**SET PROBLEM:**
Below is a listing. Gather each line of it that contains "this".

**DATA SEGMENT:**
- - -
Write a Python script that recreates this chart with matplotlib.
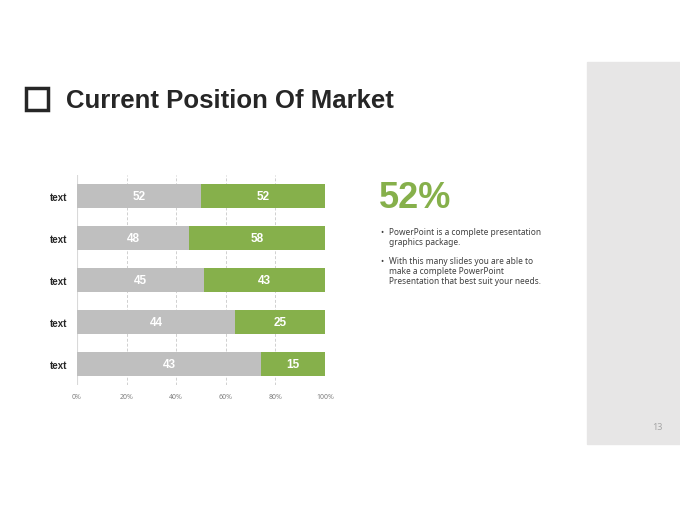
import numpy as np
import matplotlib.pyplot as plt
from matplotlib.patches import Rectangle

categories = ['text', 'text', 'text', 'text', 'text']
gray_vals = [52, 48, 45, 44, 43]
green_vals = [52, 58, 43, 25, 15]
tick_labels = ['0%', '20%', '40%', '60%', '80%', '100%']

plt.rcParams['font.family'] = ['Noto Sans', 'DejaVu Sans']
BOLD = ['Liberation Sans', 'DejaVu Sans']

gray = np.array(gray_vals, dtype=float)
green = np.array(green_vals, dtype=float)
total = gray + green
gray_pct = gray / total * 100
green_pct = green / total * 100

fig = plt.figure(figsize=(6.8, 5.1), dpi=100)
W, H = 680, 510

# right gray side panel
fig.patches.append(Rectangle((587 / W, 1 - 445 / H), 93 / W, (445 - 63) / H,
                             transform=fig.transFigure, color='#e7e6e6', zorder=0))
fig.text(657 / W, 1 - 428 / H, '13', fontsize=6.5, color='#a6a6a6', ha='center', va='center')

# title with square
fig.patches.append(Rectangle((26 / W, 1 - 111 / H), 22 / W, 22 / H, transform=fig.transFigure,
                             fill=False, edgecolor='#262626', linewidth=2.5))
fig.text(66 / W, 1 - 101 / H, 'Current Position Of Market', fontsize=18.5, fontweight='bold',
         family=BOLD, color='#262626', ha='left', va='center')

# chart
ax = fig.add_axes([77 / W, 1 - 386 / H, (325 - 77) / W, (386 - 176) / H])
y = np.arange(len(categories))
ax.barh(y, gray_pct, height=0.55, color='#bfbfbf', zorder=2)
ax.barh(y, green_pct, left=gray_pct, height=0.55, color='#86b04b', zorder=2)
for i in range(len(categories)):
    ax.text(gray_pct[i] / 2, y[i], f'{gray_vals[i]}', ha='center', va='center',
            color='white', fontsize=8.5, fontweight='bold', family=BOLD, zorder=3)
    ax.text(gray_pct[i] + green_pct[i] / 2, y[i], f'{green_vals[i]}', ha='center', va='center',
            color='white', fontsize=8.5, fontweight='bold', family=BOLD, zorder=3)

ax.set_xlim(0, 100)
ax.set_ylim(len(categories) - 0.5, -0.5)
ax.set_xticks([0, 20, 40, 60, 80, 100])
ax.set_xticklabels(tick_labels, fontsize=5, color='#808080')
ax.set_yticks(y)
ax.set_yticklabels(categories, fontsize=7, fontweight='bold', family=BOLD, color='#262626')
ax.tick_params(length=0)
ax.tick_params(axis='x', pad=6)
ax.tick_params(axis='y', pad=7)
for s in ax.spines.values():
    s.set_visible(False)
ax.axvline(0, color='#d9d9d9', linewidth=0.8, zorder=1)
for v in [20, 40, 60, 80, 100]:
    ax.axvline(v, color='#d0d0d0', linewidth=0.7, linestyle=(0, (3, 2)), zorder=1)

# right text block
fig.text(379 / W, 1 - 199 / H, '52%', fontsize=26, fontweight='bold', family=BOLD,
         color='#86b04b', ha='left', va='center')
bullets = [
    (233, 'PowerPoint is a complete presentation\ngraphics package.'),
    (262, 'With this many slides you are able to\nmake a complete PowerPoint\nPresentation that best suit your needs.'),
]
for ypx, txt in bullets:
    fig.text(380 / W, 1 - ypx / H, '•', fontsize=6, color='#404040', ha='left', va='center')
    fig.text(389 / W, 1 - (ypx - 5) / H, txt, fontsize=6, color='#404040', ha='left', va='top',
             linespacing=1.15)

fig.savefig('out.png', dpi=100)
- - -
**WORKED SOLUTION:**
Write a Python script that recreates this chart with matplotlib.
    (262, 'With this many slides you are able to\nmake a complete PowerPoint\nPresentation that best suit your needs.'),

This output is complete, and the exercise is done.